▸ **SUPPLIED ENTRIES**:
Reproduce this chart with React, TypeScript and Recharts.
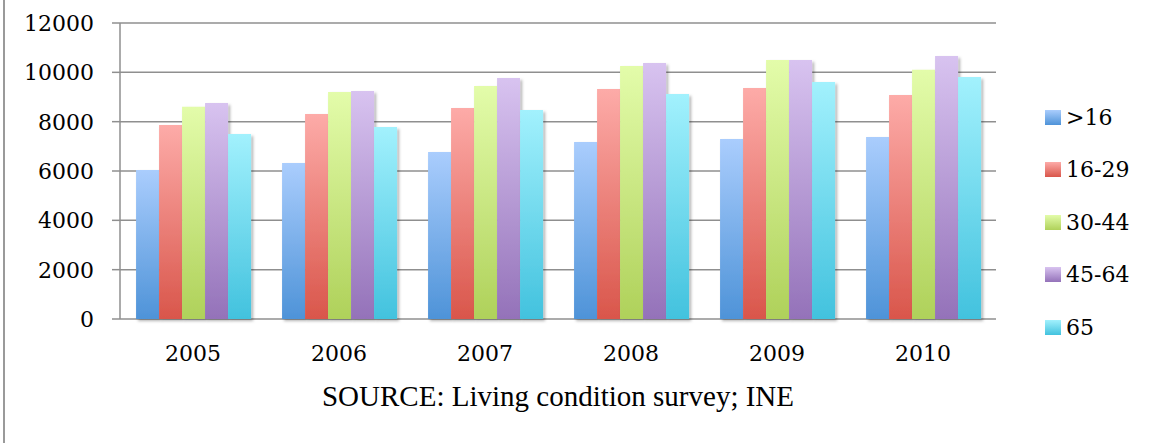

==

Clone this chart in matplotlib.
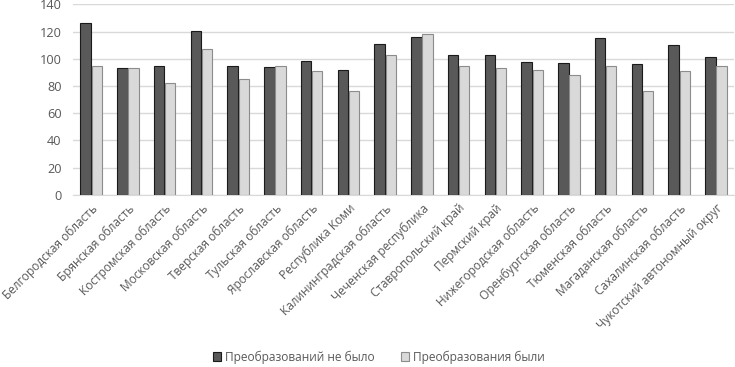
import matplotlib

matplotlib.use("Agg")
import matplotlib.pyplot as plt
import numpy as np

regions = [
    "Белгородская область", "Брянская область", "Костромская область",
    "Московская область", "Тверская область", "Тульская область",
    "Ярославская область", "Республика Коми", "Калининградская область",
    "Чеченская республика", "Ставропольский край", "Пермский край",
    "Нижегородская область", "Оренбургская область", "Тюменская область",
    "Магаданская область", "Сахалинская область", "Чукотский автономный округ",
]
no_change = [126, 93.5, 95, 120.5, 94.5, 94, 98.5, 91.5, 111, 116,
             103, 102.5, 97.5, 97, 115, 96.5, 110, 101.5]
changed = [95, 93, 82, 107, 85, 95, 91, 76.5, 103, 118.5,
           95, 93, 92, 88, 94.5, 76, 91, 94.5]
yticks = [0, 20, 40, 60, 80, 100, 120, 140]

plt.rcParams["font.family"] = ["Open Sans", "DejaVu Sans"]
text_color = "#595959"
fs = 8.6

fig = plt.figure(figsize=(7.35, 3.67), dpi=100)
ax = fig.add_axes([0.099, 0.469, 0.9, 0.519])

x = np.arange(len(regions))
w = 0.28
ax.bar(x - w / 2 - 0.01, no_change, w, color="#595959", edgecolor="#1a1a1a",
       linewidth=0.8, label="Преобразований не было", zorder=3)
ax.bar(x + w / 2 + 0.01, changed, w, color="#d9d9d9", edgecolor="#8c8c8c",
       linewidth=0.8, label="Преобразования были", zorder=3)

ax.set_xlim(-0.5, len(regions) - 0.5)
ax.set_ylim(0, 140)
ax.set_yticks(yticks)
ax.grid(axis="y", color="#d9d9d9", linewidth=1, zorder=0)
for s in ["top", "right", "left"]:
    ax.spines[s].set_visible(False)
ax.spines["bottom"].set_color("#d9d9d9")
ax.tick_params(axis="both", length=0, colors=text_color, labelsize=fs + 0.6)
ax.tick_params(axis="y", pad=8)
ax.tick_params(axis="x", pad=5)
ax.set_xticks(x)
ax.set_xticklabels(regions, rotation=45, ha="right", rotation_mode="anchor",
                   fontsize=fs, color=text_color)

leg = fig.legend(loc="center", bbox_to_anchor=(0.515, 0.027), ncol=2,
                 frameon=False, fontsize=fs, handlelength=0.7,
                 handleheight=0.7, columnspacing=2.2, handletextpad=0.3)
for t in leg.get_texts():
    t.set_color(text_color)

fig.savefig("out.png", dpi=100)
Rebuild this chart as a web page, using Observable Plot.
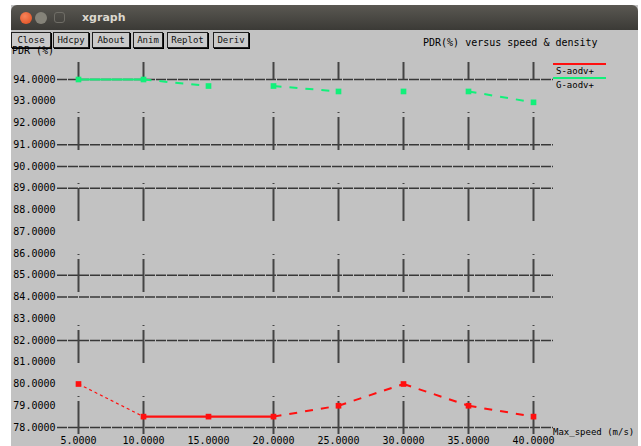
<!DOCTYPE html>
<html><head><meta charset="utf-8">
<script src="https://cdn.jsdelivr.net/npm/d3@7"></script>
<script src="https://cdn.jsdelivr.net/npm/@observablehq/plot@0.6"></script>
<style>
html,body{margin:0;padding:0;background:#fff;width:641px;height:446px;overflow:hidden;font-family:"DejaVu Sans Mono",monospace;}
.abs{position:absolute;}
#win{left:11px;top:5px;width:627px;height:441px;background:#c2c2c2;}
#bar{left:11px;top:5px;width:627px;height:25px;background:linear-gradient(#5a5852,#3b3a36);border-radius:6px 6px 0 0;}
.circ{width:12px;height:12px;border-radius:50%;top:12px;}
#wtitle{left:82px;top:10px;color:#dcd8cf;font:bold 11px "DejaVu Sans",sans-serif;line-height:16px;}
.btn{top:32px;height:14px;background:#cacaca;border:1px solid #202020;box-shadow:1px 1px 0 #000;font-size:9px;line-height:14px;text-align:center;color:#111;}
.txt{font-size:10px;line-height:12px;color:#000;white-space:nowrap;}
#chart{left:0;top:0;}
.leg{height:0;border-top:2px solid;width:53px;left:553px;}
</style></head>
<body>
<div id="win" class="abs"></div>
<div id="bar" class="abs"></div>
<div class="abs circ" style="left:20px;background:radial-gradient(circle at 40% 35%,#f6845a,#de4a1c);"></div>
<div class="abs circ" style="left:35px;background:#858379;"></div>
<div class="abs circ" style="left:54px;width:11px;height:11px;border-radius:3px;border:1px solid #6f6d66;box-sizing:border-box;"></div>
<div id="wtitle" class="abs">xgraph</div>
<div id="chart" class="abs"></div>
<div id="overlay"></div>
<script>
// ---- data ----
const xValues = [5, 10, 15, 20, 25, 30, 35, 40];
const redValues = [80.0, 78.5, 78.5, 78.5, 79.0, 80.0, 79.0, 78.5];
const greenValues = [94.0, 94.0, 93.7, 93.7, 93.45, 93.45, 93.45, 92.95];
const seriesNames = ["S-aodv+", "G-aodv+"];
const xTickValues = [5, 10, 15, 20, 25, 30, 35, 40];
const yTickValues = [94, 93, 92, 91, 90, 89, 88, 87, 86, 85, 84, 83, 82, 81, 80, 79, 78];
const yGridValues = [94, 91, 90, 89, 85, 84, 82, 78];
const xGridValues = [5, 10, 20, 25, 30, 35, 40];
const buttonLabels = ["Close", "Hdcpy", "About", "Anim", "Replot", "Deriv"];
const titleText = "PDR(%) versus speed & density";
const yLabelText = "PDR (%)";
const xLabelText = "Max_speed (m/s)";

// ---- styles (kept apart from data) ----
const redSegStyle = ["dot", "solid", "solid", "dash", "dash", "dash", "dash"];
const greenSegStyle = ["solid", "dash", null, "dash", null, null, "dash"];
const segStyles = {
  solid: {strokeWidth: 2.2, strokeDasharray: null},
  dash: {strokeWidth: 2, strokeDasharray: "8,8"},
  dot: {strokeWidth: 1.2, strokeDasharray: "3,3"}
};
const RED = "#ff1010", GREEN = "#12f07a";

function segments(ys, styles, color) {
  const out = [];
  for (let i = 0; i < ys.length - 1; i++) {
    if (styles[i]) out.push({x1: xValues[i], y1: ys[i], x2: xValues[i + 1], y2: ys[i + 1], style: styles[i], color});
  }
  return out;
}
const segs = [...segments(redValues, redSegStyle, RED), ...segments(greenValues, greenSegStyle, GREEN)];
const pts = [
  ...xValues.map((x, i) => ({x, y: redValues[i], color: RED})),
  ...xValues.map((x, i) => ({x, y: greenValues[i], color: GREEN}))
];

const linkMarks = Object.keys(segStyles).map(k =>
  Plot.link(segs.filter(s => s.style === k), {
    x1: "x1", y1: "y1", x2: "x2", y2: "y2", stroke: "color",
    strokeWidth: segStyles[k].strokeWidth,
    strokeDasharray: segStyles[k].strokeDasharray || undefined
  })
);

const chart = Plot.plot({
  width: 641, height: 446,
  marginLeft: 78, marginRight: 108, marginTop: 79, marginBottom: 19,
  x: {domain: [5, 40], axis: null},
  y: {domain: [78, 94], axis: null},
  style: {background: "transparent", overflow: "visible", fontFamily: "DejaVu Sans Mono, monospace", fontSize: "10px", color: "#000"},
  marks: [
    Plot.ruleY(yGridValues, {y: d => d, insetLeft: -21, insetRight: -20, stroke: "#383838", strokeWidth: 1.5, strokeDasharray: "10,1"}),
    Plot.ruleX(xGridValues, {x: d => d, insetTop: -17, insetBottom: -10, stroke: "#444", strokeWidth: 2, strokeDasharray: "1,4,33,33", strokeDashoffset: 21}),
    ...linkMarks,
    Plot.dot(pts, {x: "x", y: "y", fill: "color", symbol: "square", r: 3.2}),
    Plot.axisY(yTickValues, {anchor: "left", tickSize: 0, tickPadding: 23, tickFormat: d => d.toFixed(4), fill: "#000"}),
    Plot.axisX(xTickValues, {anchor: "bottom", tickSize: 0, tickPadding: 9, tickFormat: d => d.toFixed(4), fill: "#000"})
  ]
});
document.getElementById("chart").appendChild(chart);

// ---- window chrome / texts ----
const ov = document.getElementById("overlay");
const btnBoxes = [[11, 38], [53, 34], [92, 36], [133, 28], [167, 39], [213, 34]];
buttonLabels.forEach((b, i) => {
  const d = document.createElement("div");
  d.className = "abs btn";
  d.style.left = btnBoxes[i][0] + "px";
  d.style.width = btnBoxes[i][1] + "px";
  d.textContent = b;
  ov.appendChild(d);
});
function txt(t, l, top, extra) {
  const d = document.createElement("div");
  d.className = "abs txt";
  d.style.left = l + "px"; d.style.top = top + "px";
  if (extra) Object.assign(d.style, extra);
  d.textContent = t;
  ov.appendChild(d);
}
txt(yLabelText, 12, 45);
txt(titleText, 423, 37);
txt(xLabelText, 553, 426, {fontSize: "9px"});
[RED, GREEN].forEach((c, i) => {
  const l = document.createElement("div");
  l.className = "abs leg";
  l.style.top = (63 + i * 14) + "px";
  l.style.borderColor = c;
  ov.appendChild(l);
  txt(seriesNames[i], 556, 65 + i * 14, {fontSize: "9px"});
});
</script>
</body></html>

▸ **GOAL**:
Take the lines from the one holding "Clone this chart in matplotlib." to the one holding "import numpy as np", both lines included, and give them again exactly, with no pictures.

▸ **WRITTEN RESPONSE**:
Clone this chart in matplotlib.
import matplotlib

matplotlib.use("Agg")
import matplotlib.pyplot as plt
import numpy as np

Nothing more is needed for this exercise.